→ **DIRECTIVE**
Copy the data exactly; pictures stay out of the copy.

→ **GIVEN DATA**

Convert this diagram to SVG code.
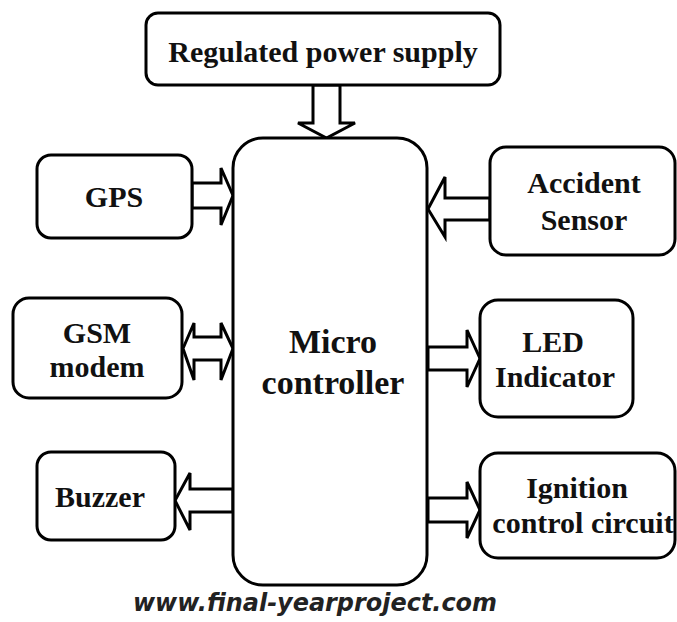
<svg xmlns="http://www.w3.org/2000/svg" width="677" height="622" viewBox="0 0 677 622">
<style>
.box{fill:#fff;stroke:#000;stroke-width:3}
.arr{fill:#fff;stroke:#000;stroke-width:3;stroke-linejoin:miter}
.t{font-family:"Liberation Serif","Times New Roman",serif;font-weight:bold;font-size:30px;fill:#111;text-anchor:middle}
.big{font-size:34px}
.wm{font-family:"DejaVu Sans",sans-serif;font-weight:bold;font-style:italic;font-size:25px;fill:#222}
</style>
<rect width="677" height="622" fill="#fff"/>
<g id="connectors">
<polygon class="arr" points="313,85 313,123 298,123 326.5,138 355,123 340,123 340,85"/>
<polygon class="arr" points="192,183 221,183 221,168 233,195.5 221,225 221,208 192,208"/>
<polygon class="arr" points="183,348.5 194,323 194,337 221,337 221,323 233,348.5 221,380 221,360 194,360 194,380"/>
<polygon class="arr" points="490,198 445,198 445,177 428,209 445,237 445,220 490,220"/>
<polygon class="arr" points="428,347 467,347 467,330 480,358.5 467,387 467,370 428,370"/>
<polygon class="arr" points="233,489 190,489 190,473 175,500.5 190,530 190,512 233,512"/>
<polygon class="arr" points="428,498 467,498 467,482 480,510 467,538 467,522 428,522"/>
</g>
<g id="power">
<rect class="box" x="146" y="13" width="354" height="72" rx="12"/>
<text class="t" x="323" y="62">Regulated power supply</text>
</g>
<g id="micro">
<rect class="box" x="233" y="138" width="194" height="447" rx="30"/>
<text class="t big" x="333" y="353">Micro</text>
<text class="t big" x="333" y="394">controller</text>
</g>
<g id="gps">
<rect class="box" x="37" y="155" width="155" height="83" rx="14"/>
<text class="t" x="114" y="207">GPS</text>
</g>
<g id="gsm">
<rect class="box" x="13" y="298" width="169" height="100" rx="16"/>
<text class="t" x="97" y="343">GSM</text>
<text class="t" x="97" y="377">modem</text>
</g>
<g id="buzzer">
<rect class="box" x="37" y="452" width="138" height="88" rx="14"/>
<text class="t" x="100" y="507">Buzzer</text>
</g>
<g id="accident">
<rect class="box" x="490" y="147" width="185" height="108" rx="16"/>
<text class="t" x="584" y="193">Accident</text>
<text class="t" x="584" y="230">Sensor</text>
</g>
<g id="led">
<rect class="box" x="480" y="300" width="153" height="117" rx="18"/>
<text class="t" x="553" y="352">LED</text>
<text class="t" x="555" y="387">Indicator</text>
</g>
<g id="ignition">
<rect class="box" x="480" y="453" width="195" height="105" rx="18"/>
<text class="t" x="577" y="498">Ignition</text>
<text class="t" x="583" y="533">control circuit</text>
</g>
<text class="wm" x="133" y="611" textLength="364" lengthAdjust="spacingAndGlyphs">www.final-yearproject.com</text>
</svg>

→ **RESULT OF THE TASK**
Convert this diagram to SVG code.
<svg xmlns="http://www.w3.org/2000/svg" width="677" height="622" viewBox="0 0 677 622">
<style>
.box{fill:#fff;stroke:#000;stroke-width:3}
.arr{fill:#fff;stroke:#000;stroke-width:3;stroke-linejoin:miter}
.t{font-family:"Liberation Serif","Times New Roman",serif;font-weight:bold;font-size:30px;fill:#111;text-anchor:middle}
.big{font-size:34px}
.wm{font-family:"DejaVu Sans",sans-serif;font-weight:bold;font-style:italic;font-size:25px;fill:#222}
</style>
<rect width="677" height="622" fill="#fff"/>
<g id="connectors">
<polygon class="arr" points="313,85 313,123 298,123 326.5,138 355,123 340,123 340,85"/>
<polygon class="arr" points="192,183 221,183 221,168 233,195.5 221,225 221,208 192,208"/>
<polygon class="arr" points="183,348.5 194,323 194,337 221,337 221,323 233,348.5 221,380 221,360 194,360 194,380"/>
<polygon class="arr" points="490,198 445,198 445,177 428,209 445,237 445,220 490,220"/>
<polygon class="arr" points="428,347 467,347 467,330 480,358.5 467,387 467,370 428,370"/>
<polygon class="arr" points="233,489 190,489 190,473 175,500.5 190,530 190,512 233,512"/>
<polygon class="arr" points="428,498 467,498 467,482 480,510 467,538 467,522 428,522"/>
</g>
<g id="power">
<rect class="box" x="146" y="13" width="354" height="72" rx="12"/>
<text class="t" x="323" y="62">Regulated power supply</text>
</g>
<g id="micro">
<rect class="box" x="233" y="138" width="194" height="447" rx="30"/>
<text class="t big" x="333" y="353">Micro</text>
<text class="t big" x="333" y="394">controller</text>
</g>
<g id="gps">
<rect class="box" x="37" y="155" width="155" height="83" rx="14"/>
<text class="t" x="114" y="207">GPS</text>
</g>
<g id="gsm">
<rect class="box" x="13" y="298" width="169" height="100" rx="16"/>
<text class="t" x="97" y="343">GSM</text>
<text class="t" x="97" y="377">modem</text>
</g>
<g id="buzzer">
<rect class="box" x="37" y="452" width="138" height="88" rx="14"/>
<text class="t" x="100" y="507">Buzzer</text>
</g>
<g id="accident">
<rect class="box" x="490" y="147" width="185" height="108" rx="16"/>
<text class="t" x="584" y="193">Accident</text>
<text class="t" x="584" y="230">Sensor</text>
</g>
<g id="led">
<rect class="box" x="480" y="300" width="153" height="117" rx="18"/>
<text class="t" x="553" y="352">LED</text>
<text class="t" x="555" y="387">Indicator</text>
</g>
<g id="ignition">
<rect class="box" x="480" y="453" width="195" height="105" rx="18"/>
<text class="t" x="577" y="498">Ignition</text>
<text class="t" x="583" y="533">control circuit</text>
</g>
<text class="wm" x="133" y="611" textLength="364" lengthAdjust="spacingAndGlyphs">www.final-yearproject.com</text>
</svg>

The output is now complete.